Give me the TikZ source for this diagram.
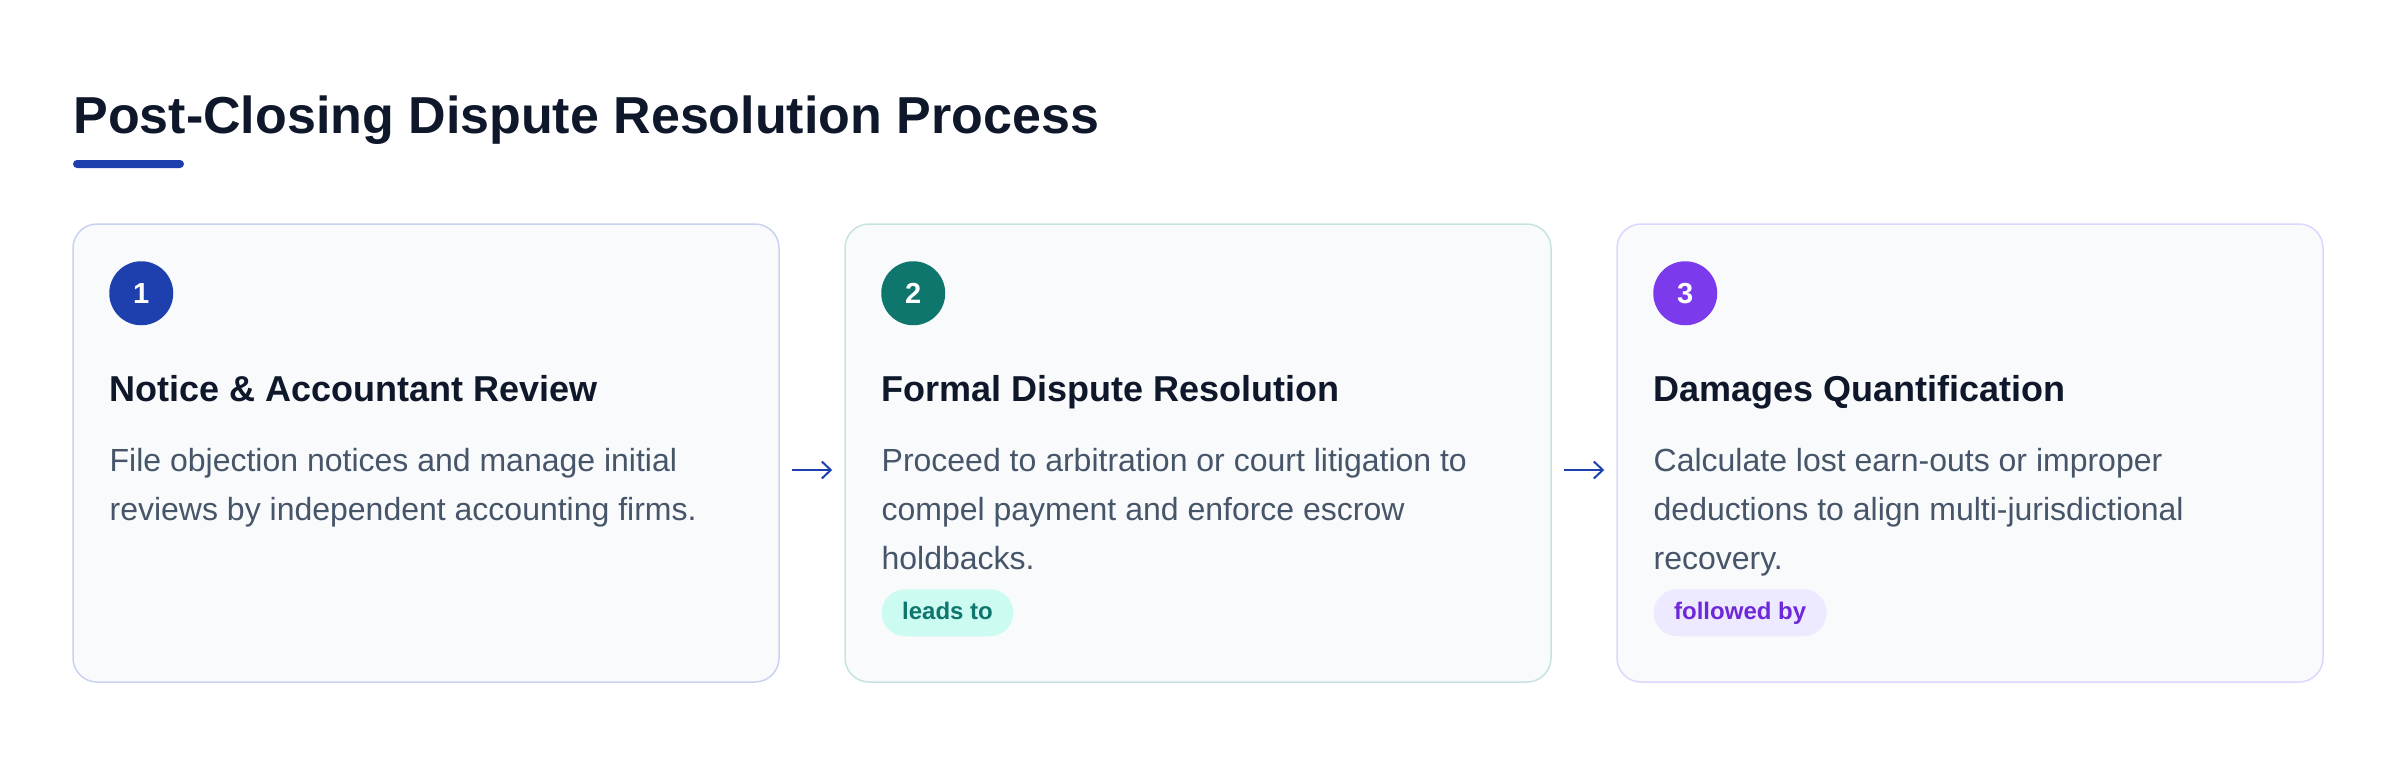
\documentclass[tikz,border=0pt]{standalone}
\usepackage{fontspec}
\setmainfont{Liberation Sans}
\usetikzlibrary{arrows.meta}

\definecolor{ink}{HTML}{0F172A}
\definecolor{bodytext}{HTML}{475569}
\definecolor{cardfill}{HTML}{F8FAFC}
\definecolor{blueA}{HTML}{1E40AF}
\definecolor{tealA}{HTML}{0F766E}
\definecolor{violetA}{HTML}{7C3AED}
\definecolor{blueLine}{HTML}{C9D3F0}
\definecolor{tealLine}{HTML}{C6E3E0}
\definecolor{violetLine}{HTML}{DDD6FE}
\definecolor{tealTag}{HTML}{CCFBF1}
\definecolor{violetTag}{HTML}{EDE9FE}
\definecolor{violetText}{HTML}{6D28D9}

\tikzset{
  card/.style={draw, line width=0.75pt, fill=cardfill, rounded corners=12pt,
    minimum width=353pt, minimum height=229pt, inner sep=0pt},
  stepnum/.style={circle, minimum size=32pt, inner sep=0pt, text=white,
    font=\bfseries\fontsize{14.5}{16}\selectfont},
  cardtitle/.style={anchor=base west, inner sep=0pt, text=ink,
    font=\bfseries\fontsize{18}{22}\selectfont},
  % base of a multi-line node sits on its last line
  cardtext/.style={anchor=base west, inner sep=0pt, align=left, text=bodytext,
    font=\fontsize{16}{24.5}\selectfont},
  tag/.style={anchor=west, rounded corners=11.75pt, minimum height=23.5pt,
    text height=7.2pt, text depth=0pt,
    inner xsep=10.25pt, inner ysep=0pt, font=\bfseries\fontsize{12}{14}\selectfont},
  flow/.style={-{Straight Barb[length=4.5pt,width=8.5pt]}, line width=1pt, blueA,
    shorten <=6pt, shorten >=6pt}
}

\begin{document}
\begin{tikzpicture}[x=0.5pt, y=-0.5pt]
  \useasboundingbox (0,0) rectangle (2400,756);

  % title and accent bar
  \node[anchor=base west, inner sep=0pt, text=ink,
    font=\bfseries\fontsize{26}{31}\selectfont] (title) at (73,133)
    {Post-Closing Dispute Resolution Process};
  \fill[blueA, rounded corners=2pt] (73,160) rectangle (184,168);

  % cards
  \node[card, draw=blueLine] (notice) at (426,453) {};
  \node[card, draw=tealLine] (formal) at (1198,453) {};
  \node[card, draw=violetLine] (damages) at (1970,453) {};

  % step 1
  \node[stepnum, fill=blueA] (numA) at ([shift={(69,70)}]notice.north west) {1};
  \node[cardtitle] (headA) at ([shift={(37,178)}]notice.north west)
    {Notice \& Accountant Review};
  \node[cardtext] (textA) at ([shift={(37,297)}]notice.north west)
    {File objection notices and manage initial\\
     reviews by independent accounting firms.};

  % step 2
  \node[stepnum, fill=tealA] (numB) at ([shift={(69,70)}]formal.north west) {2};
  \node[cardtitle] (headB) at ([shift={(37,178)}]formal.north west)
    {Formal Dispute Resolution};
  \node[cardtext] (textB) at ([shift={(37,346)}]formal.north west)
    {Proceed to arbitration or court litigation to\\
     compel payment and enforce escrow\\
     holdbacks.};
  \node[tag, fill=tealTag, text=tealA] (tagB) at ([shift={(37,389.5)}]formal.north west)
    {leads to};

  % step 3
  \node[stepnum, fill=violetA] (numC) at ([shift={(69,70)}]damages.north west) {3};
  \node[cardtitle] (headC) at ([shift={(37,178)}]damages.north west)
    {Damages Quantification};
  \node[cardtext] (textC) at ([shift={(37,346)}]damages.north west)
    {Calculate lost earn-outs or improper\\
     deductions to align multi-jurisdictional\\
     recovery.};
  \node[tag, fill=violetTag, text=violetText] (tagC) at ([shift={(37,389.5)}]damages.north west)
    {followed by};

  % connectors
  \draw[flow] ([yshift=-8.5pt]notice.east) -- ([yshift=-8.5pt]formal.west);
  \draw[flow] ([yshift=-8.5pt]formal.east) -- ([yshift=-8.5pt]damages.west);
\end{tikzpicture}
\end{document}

...

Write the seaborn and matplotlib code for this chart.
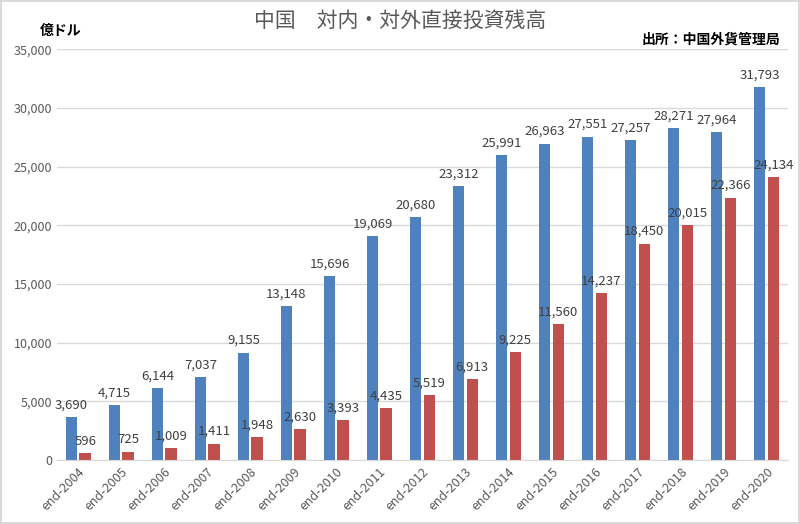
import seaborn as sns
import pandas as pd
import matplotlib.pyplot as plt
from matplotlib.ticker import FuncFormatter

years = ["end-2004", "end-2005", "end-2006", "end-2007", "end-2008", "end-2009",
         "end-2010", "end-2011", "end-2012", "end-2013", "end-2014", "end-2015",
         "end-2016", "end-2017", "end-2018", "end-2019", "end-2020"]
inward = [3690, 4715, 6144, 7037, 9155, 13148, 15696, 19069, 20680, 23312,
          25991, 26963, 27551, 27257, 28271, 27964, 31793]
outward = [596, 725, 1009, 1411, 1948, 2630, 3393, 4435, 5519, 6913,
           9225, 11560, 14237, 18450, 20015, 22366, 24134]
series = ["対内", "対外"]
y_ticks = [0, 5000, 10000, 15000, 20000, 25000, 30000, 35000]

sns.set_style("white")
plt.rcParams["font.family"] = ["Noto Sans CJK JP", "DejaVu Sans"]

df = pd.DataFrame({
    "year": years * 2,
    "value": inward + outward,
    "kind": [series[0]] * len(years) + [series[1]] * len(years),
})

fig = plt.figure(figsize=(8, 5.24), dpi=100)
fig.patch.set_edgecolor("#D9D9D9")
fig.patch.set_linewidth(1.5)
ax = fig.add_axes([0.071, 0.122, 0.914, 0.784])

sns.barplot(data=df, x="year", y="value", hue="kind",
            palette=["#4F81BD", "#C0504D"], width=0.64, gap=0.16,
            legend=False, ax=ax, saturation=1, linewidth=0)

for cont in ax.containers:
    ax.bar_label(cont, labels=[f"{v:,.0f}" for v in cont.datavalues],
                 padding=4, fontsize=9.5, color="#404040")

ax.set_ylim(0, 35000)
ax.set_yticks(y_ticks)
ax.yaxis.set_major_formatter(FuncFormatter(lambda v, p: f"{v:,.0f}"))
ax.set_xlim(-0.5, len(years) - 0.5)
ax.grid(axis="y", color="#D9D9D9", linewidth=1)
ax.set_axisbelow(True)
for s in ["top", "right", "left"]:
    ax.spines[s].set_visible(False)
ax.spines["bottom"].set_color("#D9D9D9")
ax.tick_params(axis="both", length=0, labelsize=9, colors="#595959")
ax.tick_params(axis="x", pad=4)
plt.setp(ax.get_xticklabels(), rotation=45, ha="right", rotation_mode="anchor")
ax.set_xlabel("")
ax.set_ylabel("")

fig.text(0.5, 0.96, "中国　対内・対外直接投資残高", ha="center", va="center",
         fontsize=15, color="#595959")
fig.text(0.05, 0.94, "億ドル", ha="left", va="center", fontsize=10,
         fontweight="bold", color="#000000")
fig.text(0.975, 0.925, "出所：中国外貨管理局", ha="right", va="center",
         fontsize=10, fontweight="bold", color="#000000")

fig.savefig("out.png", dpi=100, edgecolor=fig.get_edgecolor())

---

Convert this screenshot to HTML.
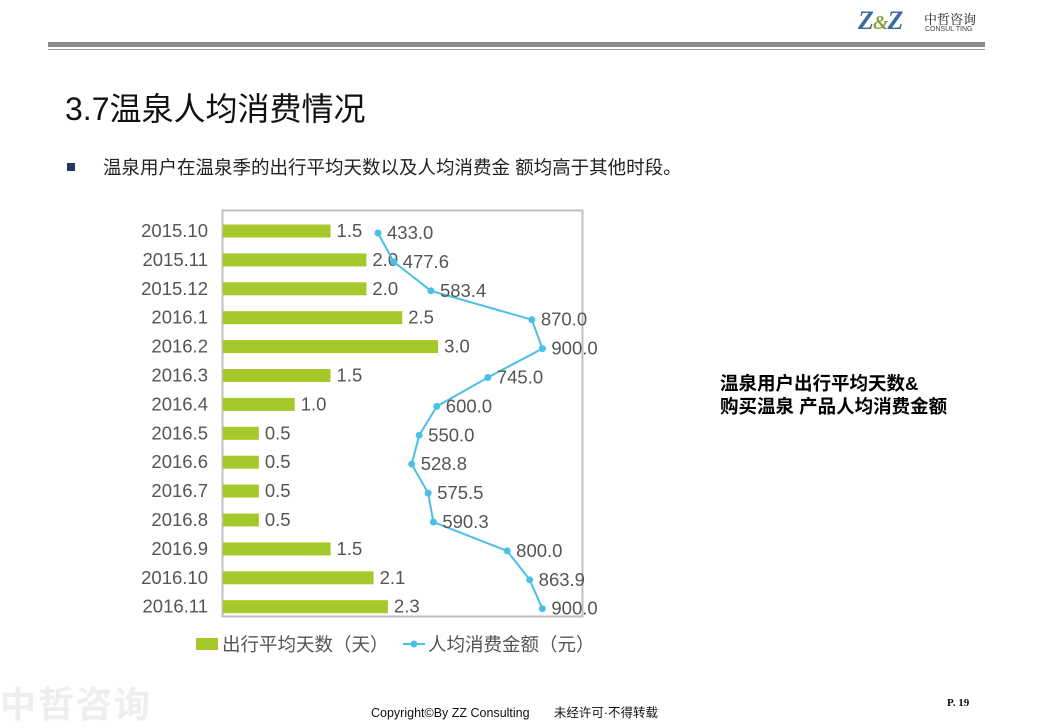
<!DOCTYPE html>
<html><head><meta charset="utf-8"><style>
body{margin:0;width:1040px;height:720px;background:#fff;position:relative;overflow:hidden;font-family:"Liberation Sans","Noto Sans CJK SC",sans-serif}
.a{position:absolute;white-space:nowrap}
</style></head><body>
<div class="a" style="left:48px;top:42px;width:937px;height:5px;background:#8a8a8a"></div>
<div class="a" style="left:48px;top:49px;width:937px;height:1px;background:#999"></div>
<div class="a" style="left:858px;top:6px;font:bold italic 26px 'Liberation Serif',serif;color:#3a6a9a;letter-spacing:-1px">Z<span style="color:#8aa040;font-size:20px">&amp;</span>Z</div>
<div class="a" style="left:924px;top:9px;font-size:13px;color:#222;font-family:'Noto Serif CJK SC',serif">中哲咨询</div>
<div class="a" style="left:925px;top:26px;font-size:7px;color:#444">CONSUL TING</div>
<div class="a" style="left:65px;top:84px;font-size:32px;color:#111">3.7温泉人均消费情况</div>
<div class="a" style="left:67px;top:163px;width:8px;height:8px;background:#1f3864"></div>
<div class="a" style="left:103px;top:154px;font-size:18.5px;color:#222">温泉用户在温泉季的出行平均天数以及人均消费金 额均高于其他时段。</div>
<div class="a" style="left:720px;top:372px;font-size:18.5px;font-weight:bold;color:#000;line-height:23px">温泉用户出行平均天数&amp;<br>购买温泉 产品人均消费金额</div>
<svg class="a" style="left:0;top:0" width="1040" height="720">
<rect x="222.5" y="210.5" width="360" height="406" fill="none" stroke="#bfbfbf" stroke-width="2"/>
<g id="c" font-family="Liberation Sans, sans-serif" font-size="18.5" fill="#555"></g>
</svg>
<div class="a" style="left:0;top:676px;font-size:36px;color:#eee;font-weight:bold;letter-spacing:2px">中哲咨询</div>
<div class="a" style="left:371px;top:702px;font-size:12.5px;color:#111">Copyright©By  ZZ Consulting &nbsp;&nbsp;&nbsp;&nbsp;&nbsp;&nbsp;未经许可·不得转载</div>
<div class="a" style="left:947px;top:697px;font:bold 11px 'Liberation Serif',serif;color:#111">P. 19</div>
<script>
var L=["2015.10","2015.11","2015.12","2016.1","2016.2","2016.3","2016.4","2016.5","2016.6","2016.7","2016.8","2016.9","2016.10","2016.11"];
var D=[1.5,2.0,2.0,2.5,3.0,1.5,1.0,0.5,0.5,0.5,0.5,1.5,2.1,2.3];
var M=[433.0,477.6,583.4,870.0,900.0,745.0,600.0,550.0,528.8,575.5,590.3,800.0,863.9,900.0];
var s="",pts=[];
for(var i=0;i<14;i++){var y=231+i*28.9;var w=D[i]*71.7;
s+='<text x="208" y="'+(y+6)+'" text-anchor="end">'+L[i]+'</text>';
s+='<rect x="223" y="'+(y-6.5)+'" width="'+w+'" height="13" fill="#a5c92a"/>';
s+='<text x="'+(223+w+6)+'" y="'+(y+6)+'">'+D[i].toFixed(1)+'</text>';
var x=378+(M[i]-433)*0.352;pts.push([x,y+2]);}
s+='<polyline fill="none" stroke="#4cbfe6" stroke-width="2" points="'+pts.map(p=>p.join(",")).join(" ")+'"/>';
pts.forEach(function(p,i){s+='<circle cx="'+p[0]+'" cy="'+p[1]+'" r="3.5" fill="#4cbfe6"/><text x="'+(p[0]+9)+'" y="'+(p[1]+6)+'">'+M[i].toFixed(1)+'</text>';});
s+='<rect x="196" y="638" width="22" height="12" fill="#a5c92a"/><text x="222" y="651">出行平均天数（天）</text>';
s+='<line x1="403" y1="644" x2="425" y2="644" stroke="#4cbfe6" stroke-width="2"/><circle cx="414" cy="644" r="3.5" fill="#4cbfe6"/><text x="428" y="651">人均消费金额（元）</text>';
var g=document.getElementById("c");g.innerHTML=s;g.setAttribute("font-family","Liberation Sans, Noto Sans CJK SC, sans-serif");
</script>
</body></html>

### [Request]
Say how many lines of the data include the word "seaborn". Nothing other than the number should be given.

### [Answer]
2